As a credit repair professional I have found it necessary to stay abreast of all the current laws, and new developments in the credit repair industry. Most of credit repair law is fairly straight forward and understandable to the laymen – after all, the laws were created for the consumer who desires to address their own credit issues without having to pay anyone to do it for them. However, as with any law, interpretation can be affected by situation, context and new litigation. There are as many wrong answers out there on the Internet as there are people writing about credit repair, so be careful!


I am a member of several credit repair blogs where the members have the opportunity to write about their personal experiences dealing with their credit issues. In some cases you can learn a great deal about credit repair by reading about the real-life experiences of others who are trying to do the same thing you are doing. If you look long enough, sooner or later you will come across a person who happens to be writing about a situation very similar to your own. A word of warning though, don’t take it as “gospel” just because someone on a blog says something is true. Do your own research; check other blogs, access the Federal Trade Commission’s website, Google your question in as many ways as possible to find answers to your questions. There is nothing more valuable than doing your own due diligence.


This article addresses time limitations imposed by the Fair Credit Reporting Act (FCRA) related to charged-off accounts. What I mean here is how long a charge-off can remain on your credit file after it has been reported by an original creditor or a collection agency. There appears to be much confusion about this issue and I hope this article will clear up some of that confusion.

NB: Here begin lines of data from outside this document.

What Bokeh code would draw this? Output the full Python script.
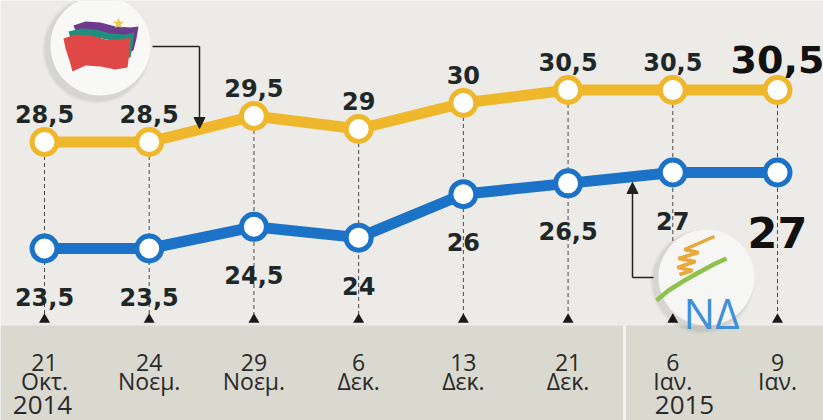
from bokeh.plotting import figure
from bokeh.models import Range1d, Arrow, NormalHead
from bokeh.embed import file_html
from bokeh.resources import INLINE
from bokeh.core.properties import value

# ---------------- data ----------------
days = ["21", "24", "29", "6", "13", "21", "6", "9"]
months = ["Οκτ.", "Νοεμ.", "Νοεμ.", "Δεκ.", "Δεκ.", "Δεκ.", "Ιαν.", "Ιαν."]
years = ["2014", "2015"]
syriza = [28.5, 28.5, 29.5, 29, 30, 30.5, 30.5, 30.5]
nd = [23.5, 23.5, 24.5, 24, 26, 26.5, 27, 27]

# ---------------- layout ----------------
W, H = 823, 420
FONT = value("Open Sans")
VFONT = value("DejaVu Sans")
BG = "#ecebe7"
BAND = "#d9d9d0"
YEL = "#efb82c"
BLUE = "#1b72c6"
INK = "#1f2828"

idx = list(range(len(days)))

def fmt(v):
    return f"{v:g}".replace(".", ",")

def span(v0, p0, v1, p1, size, flip=True):
    """range so that value v0 sits at pixel p0 and v1 at p1"""
    if flip:  # vertical, pixels from top
        k = (p0 - p1) / (v1 - v0)
        return (v0 - (size - p0) / k, v1 + p1 / k)
    k = (p1 - p0) / (v1 - v0)
    return (v0 - p0 / k, v1 + (size - p1) / k)

X_RANGE = span(0, 44, 7, 777, W, flip=False)
ND_RANGE = span(23.5, 248, 27, 172, H)
SYR_RANGE = span(28.5, 141.5, 30.5, 89.5, H)

def page_to_syr(py):
    s, e = SYR_RANGE
    return s + (H - py) * (e - s) / H

p = figure(width=W, height=H, output_backend="svg", toolbar_location=None,
           x_range=Range1d(*X_RANGE), y_range=Range1d(*ND_RANGE),
           x_axis_location=None, y_axis_location=None, min_border=0,
           background_fill_color=BG, border_fill_color=BG, outline_line_color=None)
p.extra_y_ranges = {"syr": Range1d(*SYR_RANGE), "px": Range1d(H, 0)}
p.extra_x_ranges = {"px": Range1d(0, W)}
p.grid.visible = False

PX = dict(x_range_name="px", y_range_name="px")

# bottom band + divider
p.quad(left=0, right=W, top=325, bottom=H, fill_color=BAND, line_color=None, **PX)
p.segment(x0=624, y0=325, x1=624, y1=H, line_color="#f3f3f0", line_width=3, **PX)

# dashed drop lines and triangles
p.segment(x0=idx, y0=syriza, x1=idx, y1=[page_to_syr(314)] * len(idx),
          y_range_name="syr", line_color="#4a4a4a", line_width=1, line_dash="4 3")
p.scatter(x=idx, y=[319] * len(idx), marker="triangle", size=11,
          fill_color="#1a1a1a", line_color=None, y_range_name="px")

# tick labels
p.text(x=idx, y=[362] * len(idx), text=days, text_align="center", text_baseline="alphabetic",
       text_font=FONT, text_font_size="23px", text_color="#2a2a2a", y_range_name="px")
p.text(x=idx, y=[380] * len(idx), text=months, text_align="center", text_baseline="alphabetic",
       text_font=FONT, text_font_size="23px", text_color="#2a2a2a", y_range_name="px")
p.text(x=[42, 684], y=[404, 404], text=years, text_align="center", text_baseline="alphabetic",
       text_font=FONT, text_font_size="26px", text_color="#2a2a2a", **PX)

# series lines
p.line(idx, syriza, y_range_name="syr", line_color=YEL, line_width=11)
p.scatter(idx, syriza, y_range_name="syr", size=25, fill_color="white",
          line_color=YEL, line_width=5)
p.line(idx, nd, line_color=BLUE, line_width=11)
p.scatter(idx, nd, size=25, fill_color="white", line_color=BLUE, line_width=5)

# value labels
p.text(x=idx[:-1], y=syriza[:-1], text=[fmt(v) for v in syriza[:-1]], y_range_name="syr",
       text_align="center", text_baseline="alphabetic", y_offset=-28,
       text_font=VFONT, text_font_style="bold", text_font_size="24px", text_color=INK)
p.text(x=idx[-1:], y=syriza[-1:], text=[fmt(syriza[-1])], y_range_name="syr",
       text_align="center", text_baseline="alphabetic", y_offset=-31,
       text_font=VFONT, text_font_style="bold", text_font_size="38px", text_color="#111111")
p.text(x=idx[:-1], y=nd[:-1], text=[fmt(v) for v in nd[:-1]],
       text_align="center", text_baseline="alphabetic", y_offset=48,
       text_font=VFONT, text_font_style="bold", text_font_size="24px", text_color=INK)
p.text(x=idx[-1:], y=nd[-1:], text=[fmt(nd[-1])],
       text_align="center", text_baseline="alphabetic", y_offset=60,
       text_font=VFONT, text_font_style="bold", text_font_size="43px", text_color="#111111")

# ---- SYRIZA logo ----
for r, a in [(108, 0.04), (104, 0.05)]:
    p.scatter(x=[96], y=[49], size=r, fill_color="#000000", fill_alpha=a, line_color=None, **PX)
p.scatter(x=[100], y=[45], size=100, fill_color="#f8f8f6", line_color=None, **PX)
p.patch(x=[73, 85, 100, 115, 130, 138, 136, 133, 128, 115, 100, 85, 76],
        y=[25, 21, 22, 26, 27, 26, 38, 50, 52, 36, 32, 30, 33],
        fill_color="#6c3b8e", line_color=None, **PX)
p.patch(x=[68, 80, 95, 110, 125, 134, 132, 130, 125, 112, 96, 82, 70],
        y=[31, 28, 29, 33, 34, 32, 45, 57, 58, 40, 37, 35, 38],
        fill_color="#20907c", line_color=None, **PX)
p.patch(x=[63, 75, 90, 105, 120, 130, 129, 127, 115, 100, 85, 72, 69, 65],
        y=[38, 34, 35, 39, 39, 37, 52, 67, 69, 66, 65, 71, 60, 48],
        fill_color="#e04848", line_color=None, **PX)
p.scatter(x=[118], y=[23], marker="star", size=12, fill_color="#e8c94a", line_color=None, **PX)

# SYRIZA arrow
p.line(x=[152, 199], y=[46, 46], line_color="#222222", line_width=1.5, **PX)
p.add_layout(Arrow(end=NormalHead(size=11, fill_color="#222222", line_color="#222222"),
                   x_start=199, y_start=46, x_end=199, y_end=128,
                   line_color="#222222", line_width=1.5, **PX))

# ---- ND logo ----
for r, a in [(104, 0.04), (100, 0.05)]:
    p.scatter(x=[702], y=[281], size=r, fill_color="#000000", fill_alpha=a, line_color=None, **PX)
p.scatter(x=[706], y=[277], size=96, fill_color="#f6f6f4", line_color=None, **PX)
p.line(x=[714, 684, 698, 678, 695, 677, 692, 679],
       y=[236, 249, 252, 258, 261, 267, 270, 274],
       line_color="#e8a83a", line_width=3.5, **PX)
p.line(x=[656, 668, 684, 700, 715, 726], y=[300, 290, 280, 271, 263, 258],
       line_color="#8fc24c", line_width=4.5, **PX)
p.text(x=[711], y=[312], text=["ΝΔ"], text_align="center", text_baseline="alphabetic",
       text_font=FONT, text_font_size="42px", text_color="#3d90d8", **PX)

# ND arrow
p.line(x=[653, 632], y=[277, 277], line_color="#222222", line_width=1.5, **PX)
p.add_layout(Arrow(end=NormalHead(size=11, fill_color="#222222", line_color="#222222"),
                   x_start=632, y_start=277, x_end=632, y_end=182,
                   line_color="#222222", line_width=1.5, **PX))

open("out.html", "w").write(file_html(p, INLINE))
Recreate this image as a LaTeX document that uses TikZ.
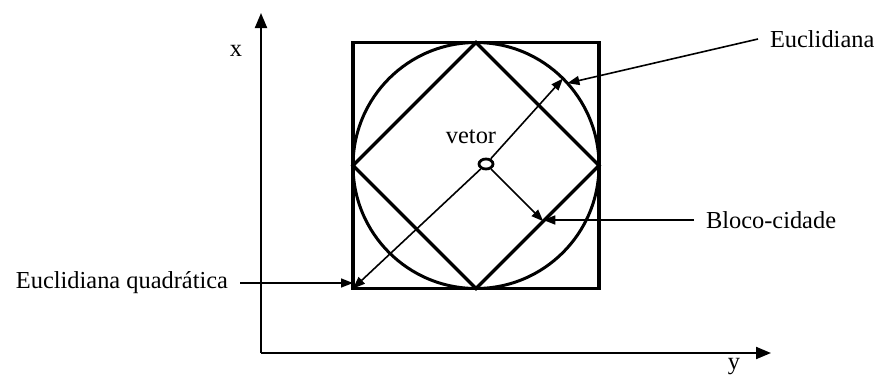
\documentclass[tikz,border=0pt]{standalone}
\usepackage{fontspec}
\setmainfont{Liberation Serif}
\usetikzlibrary{arrows.meta,shapes.geometric,calc}
\tikzset{
  rotulo/.style={font=\fontsize{12.2}{14}\selectfont, inner sep=1pt},
  chamada/.style={rotulo, outer sep=5pt},
  seta/.style={line width=0.8pt, -{Triangle[length=6pt,width=4.5pt]}},
  eixo/.style={line width=1pt, -{Triangle[length=7.5pt,width=6pt]}},
  figura/.style={draw, line width=1.7pt, inner sep=0pt, outer sep=0pt, minimum size=123pt},
}
\begin{document}
\begin{tikzpicture}[x=0.5pt,y=-0.5pt]
\useasboundingbox (0,0) rectangle (878,381);
% eixos
\coordinate (o) at (261,353);
\coordinate (xfim) at (261,13);
\coordinate (yfim) at (771,353);
\draw[eixo] (o) -- (xfim);
\draw[eixo] (o) -- (yfim);
\node[rotulo] (xlab) at (236,51) {x};
\node[rotulo] (ylab) at (734,367) {y};

% quadrado, circulo e losango
\node[figura, rectangle] (quad) at (476,165.5) {};
\node[figura, circle, line width=1.5pt] (circ) at (476,165.5) {};
\node[figura, diamond, aspect=1] (los) at (476,165.5) {};

% vetor e distancias
\node[draw, ellipse, line width=1.4pt, minimum width=7pt, minimum height=5pt, inner sep=0pt] (vetor) at (486,164) {};
\node[rotulo] (vlab) at (471,137) {vetor};
\coordinate (bc) at ($(los.east)!(vetor)!(los.south)$);
\draw[seta] (vetor) -- (circ.45);
\draw[seta] (vetor) -- (quad.south west);
\draw[seta] (vetor) -- (bc);

% rotulos externos
\node[chamada, anchor=west] (euc) at (758,39) {Euclidiana};
\node[chamada, anchor=west] (bloco) at (694,220) {Bloco-cidade};
\node[chamada, anchor=east] (eucq) at (240,283) {Euclidiana quadrática};
\draw[seta] (euc.west) -- (circ.42);
\draw[seta] (bloco.west) -- (bloco.west -| bc);
\draw[seta] (eucq.east) -- (eucq.east -| quad.west);
\end{tikzpicture}
\end{document}
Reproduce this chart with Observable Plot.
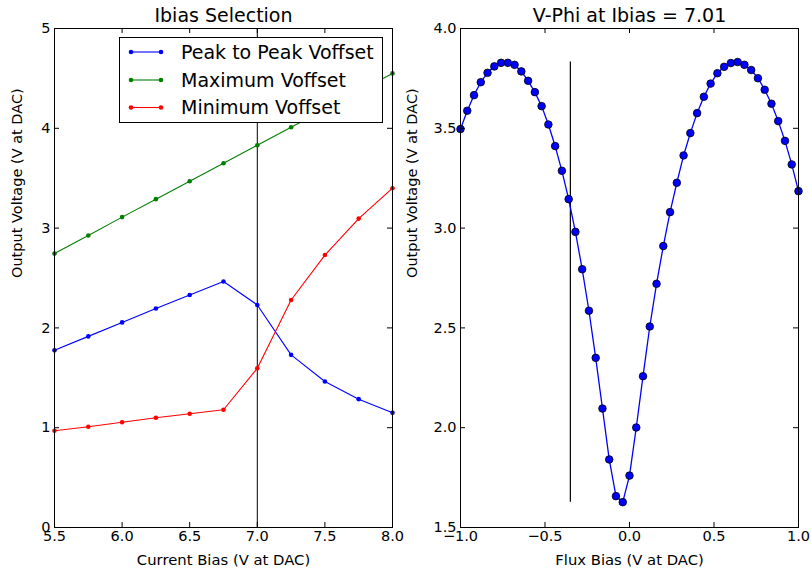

Section 605 (a) (4) of the FCRA clearly prohibits credit reporting agencies (CRA’s) from reporting charge-offs that are more than 7 years old. Here’s how the seven year period is calculated: Section 623 (a) (5) of the FCRA, which became law in 1997 requires a creditor that reports a charge-off to a CRA to notify the agency (within 90 days of reporting the account) of the month and year of the commencement of the delinquency that immediately proceeded the charge-off. Section 605 (c) (1) provides that the seven year period BEGINS 180 days from that date. For example, if you miss your monthly car payment (an Installment Account) and that missed payment leads to the account becoming delinquent, the credit grantor must within 90 days report the exact date when they considered the account delinquent to the CRA. The CRA must then record that date as the start of the 180 day period, after which the seven year time limit begins. Here’s an example of how the process works:



1. You miss your last car payment

2. Account goes into delinquent status

3. Credit grantor must report to the CRA month and year account was considered delinquent

4. 180 days after that month and year, seven year clock commences



Contrary to popular opinion, no subsequent event or change of circumstances can interrupt the clock once it commences, whether it be the resale of the account to a collection agency, or even subsequent payments made on the account by the consumer. Nothing can reset the seven year limitation once it has commenced.